The roots of the genre originates in the eleventh century to what many consider the first ever novel, Genji Monogatari, by Murasaki Shikibu - a female attendant in the Japanese aristocracy during the Heian period.

Genji Monogatari would define romance in Japanese culture, and provided deep insight and criticism into social relations specifically of the Japanese nobility. The story follows the titular character Genji and his many romantic escapades. While focusing mainly on his noble affairs and mistresses, there is an instance of Genji preferring a young man in company. As the first novel, it was the first instance of prose being used to explore emotional and interpersonal relationships with such depth, cementing its influence as the center of the romance genre for the following millennia.

While being a story that focuses primarily on heterosexual relationships, its connection to modern yaoi comes from its interaction with its female audiences. Shikibu would share chapters at a time with her circle, who would then copy and pass them along further. This method of distribution allowed for the story to evolve amidst feedback and dialogue from its audiences, allowing it to pertain more and more to female experiences and desires.

In Japan, before Western religious influences, homosocial and homosexual relationships were not known to be uncommon. Japan's strong military culture all the way up to the end of World War two meant that women and men typically did not interact until marriage, incentivizing same sex relations. These relationships would become a norm during intense political shifts, which is historically common amidst periods of cultural transitions where norms tend to loosen.

The term Shudo describes relations between an older aristocrat and a younger male which were prevalent in samurai culture from the medieval period to the end of the nineteenth century. This was a mentorship-like relationship that also included sex. These traditions were not stigmatized in the way they are in Western civilizations but ended in modern-day Japan with the Meiji restoration when Japanese leaders were determined to be seen as "civilized" to Western culture and avoid colonization.

In the seventies, a group of all-female manga artists named Year 24 came onto the scene and laid the groundwork for modern yaoi with work that did not center around, but featured male-on-male relationships.

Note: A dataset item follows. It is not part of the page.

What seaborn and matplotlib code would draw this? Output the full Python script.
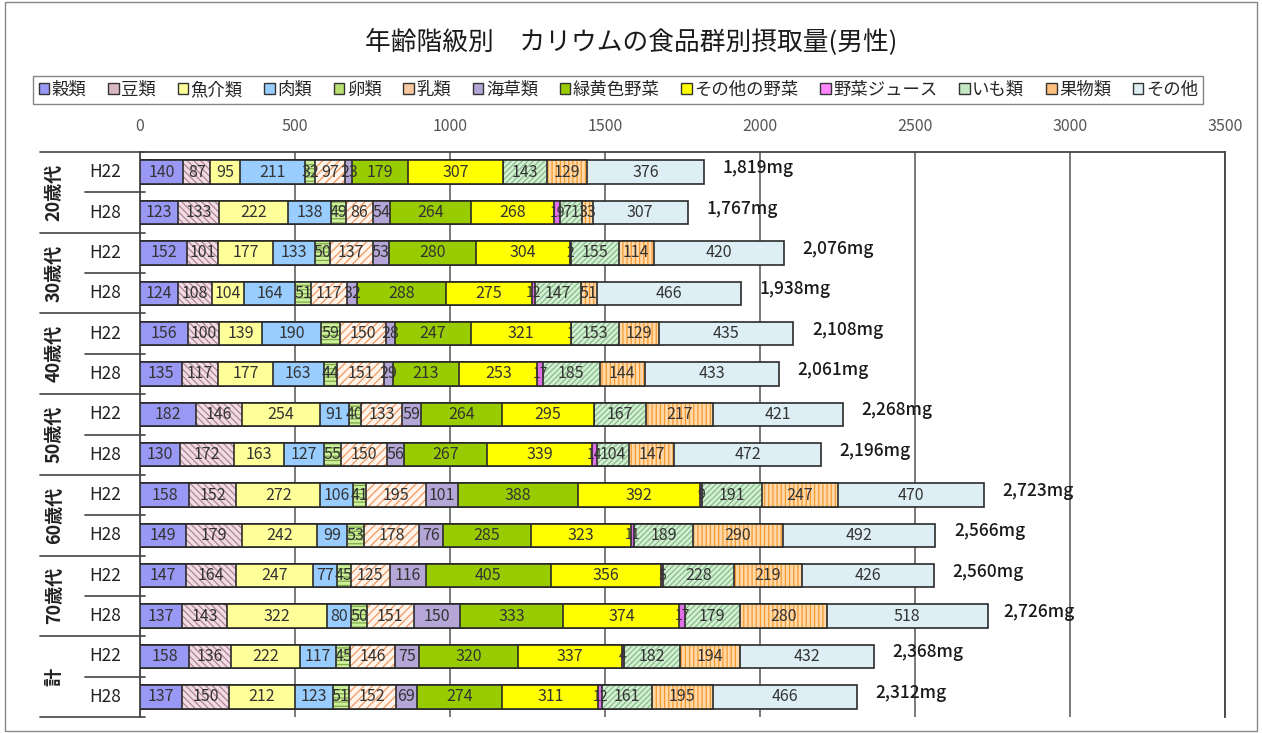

The group is heavily credited with bringing shojo manga (a term to describe manga marketed at young women) into an age of more complexity and ambition, delving far more deeply into social and sexual dynamics than what young women had been sold at the time.

This golden age in the culture led to many self-published fan works known as "doujinshi". Through these works that often featured homosexual relationships, the term yaoi would be coined to refer to boys' love, and yuri for girls' love. In recent years with rising cultures of excess - a new term, "fujoshi" has arisen to refer to female fanatics of yaoi and has become widely associated with fetishization (some fujoshi's have been known to go as far as to harass men publicly associated with other men, such as K-idols and youtubers). While this more problematic dialogue does occur in many groups (as it does in all groups to a degree) with the additional oddity of the premise of yaoi as male homosexuality pandered to the female gaze, I believe that the phenomenon is deserving of a deeper look into what these dynamics may entail for women.

Due to limited social roles for women in the east, romantic stories that feature two male leads allow for deeper exploration of romantic dynamics without the usual social constrictions. While romance in general is seen as more wholesome, sexual and romantic relationships between women and men have historically been transactional with women expected to carry most of the sexual burden. A relationship between two men is exempt from the traditional burden of these transactions, engaging in a much more fluid approach to sexuality as a whole, rather than one that fulfills a societal function, such as childbirth and marriage. It is male vulnerability at its most authentic, not touching upon any of the mistreatment that female audiences have experienced in their daily life and within other forms of media, thus making these fictional relationships a safer space for feminine imagination and projection.